Most people in Colombia voted for the “NO” option in their recent referendum, and rejected a previous deal signed by the government and the leaders of the Colombian Revolutionary Army Force (FARC). A new deal will be signed and, at least in theory, it is supposed to be submitted to the Congress for further approval. This was announced by Colombian President, Juan Manuel Santos, in a nationally televised address on Tuesday 22/11/2016.
This has been an armed conflict that has lasted more than 50 years and caused deaths for many generations in Colombia, and now seems to be getting closer to a definitive cessation of hostilities. At this point, the end of that conflict looks more achievable by signing a new Peace Agreement between the national government, represented by President Juan Manuel Santos, and the FARC rebels led by Rodrigo Londoño Echeverri, also known as “Timochenko”. However, many Colombians remain skeptical with regard to the eventual approval of the new Peace Accord.

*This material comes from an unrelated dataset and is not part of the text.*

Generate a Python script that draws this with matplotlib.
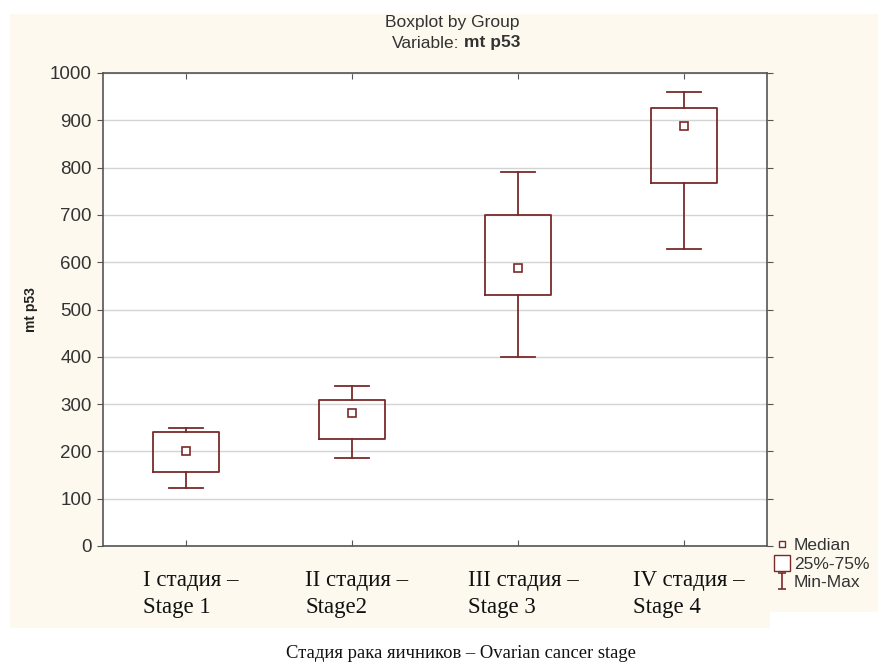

Even the former President, Alvaro Uribe Velez, who took a very active role in the campaign against the previous deal, has stated his disagreement with this Accord. He is critical as to how President Santos has managed this issue, and accused him of practically conceding to all of the FARC demands without proper punishment. Moreover, Uribe has criticized the fact that the deal offered a high degree of impunity to the main perpetrators of terrible crimes against the civil population in those zones under FARC control.
Although the upcoming Accord signage has generated controversy among most Colombian population, it is worth commenting that from 1984 to now, many initiatives for achieving a progressive return to peace in Colombia have been proposed. Because of the complexity of the contexts implied in the conflict, in consequence, all of the attempts for peace processes are complex, too. Actually, the axes of the conflict have been changing throughout the years, and they have shown a blend of different approaches. Ranging from disputes on the value of a ‘left’ or ‘right’ approach by the government, authoritarianism versus democracy, addressing conflicts in regards to particular indigenous groups and the exploitation of their natural resources, to organized criminal activities and narco-trafficking.
Here is a general overview of this long-standing conflict with the FARC rebels:
- Pre-1985: Background to peace mobilization.
- 1986-1992: Activation of peace mobilization (former President Barco to Gaviria).
- 1993-1999: Integral war, marginal negotiations, and new issues (former President Gaviria to Pastrana).
- 2000-2003: National level crisis and peace process decline (former President Pastrana).
- 2003-2010: A radical move from peace negotiations to a ‘Democratic Security’ program (former President Uribe’s non-peace process for a so-called peace process).
- 2011-current: Peace process with the FARC (President Santos).